Jaksa Agung Burhanuddin menyampaikan hal itu saat menjadi Keynote Speaker dalam diskusi publik bertema “Keadilan Restoratif: Apakah Korupsi Rp50.000.000 (lima puluh juta rupiah) Perlu Dipenjara?” yang diselenggarakan Solusi Advokasi Institute, Selasa (8/3)
Jaksa Agung mencontohkan perkara korupsi di kota Pontianak terkait pungutan liar senilai Rp2,2 juta. “Apakah harus diproses dan disidang dengan mekanisme hukum tindak pidana korupsi,” ujarnya.
Dia mengakui penanganan perkara korupsi dari proses penyelidikan sampai eksekusi tidak murah, sehingga negara menanggung biaya hingga ratusan juta guna menuntaskan sebuah kasus korupsi.
“Ini tentu tidak sebanding antara biaya operasional dengan hasil korupsi yang diperbuat pelaku pungli. Ibarat peribahasa besar pasak daripada tiang,” ujarnya.
Meskipun, tutur dia, maraknya pungli tentu sangat meresahkan masyarakat dan dalam jangka panjang seringkali berdampak timbulnya biaya ekonomi tinggi di sektor industri atau sektor produksi.
“Namun sedapat mungkin pemberantasannyapun tidak menimbulkan beban finansial pada keuangan negara. Apalagi semangat pemberantasan korupsi saat ini adalah pemulihan atau penyelamatan keuangan negara seoptimal mungkin,” ujarnya.

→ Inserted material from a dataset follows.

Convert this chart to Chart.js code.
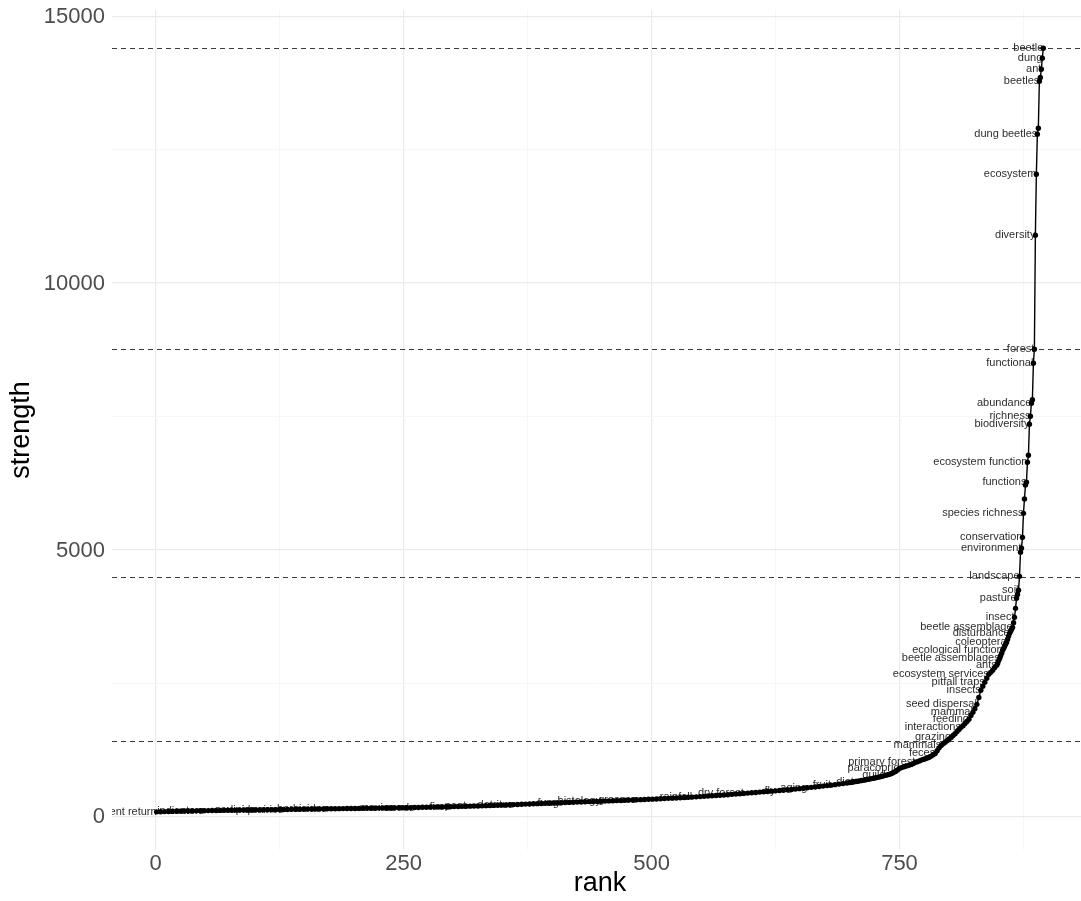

Dikatakannya juga yang perlu dicermati keberlakuan asas peradilan sederhana, cepat dan biaya ringan. “Karena itu setiap pemeriksaan dan penyelesaian perkara harus dilakukan dengan cara efesien dan efektif.”
“Dapat dibayangkan kasus korupsi yang terjadi khususnya di Indonesia bagian timur. Apalagi daerah kepulauan dimana proses pemeriksaan dan persidangannya harus ditempuh melalui jalur darat, laut dan udara,” ungkapnya.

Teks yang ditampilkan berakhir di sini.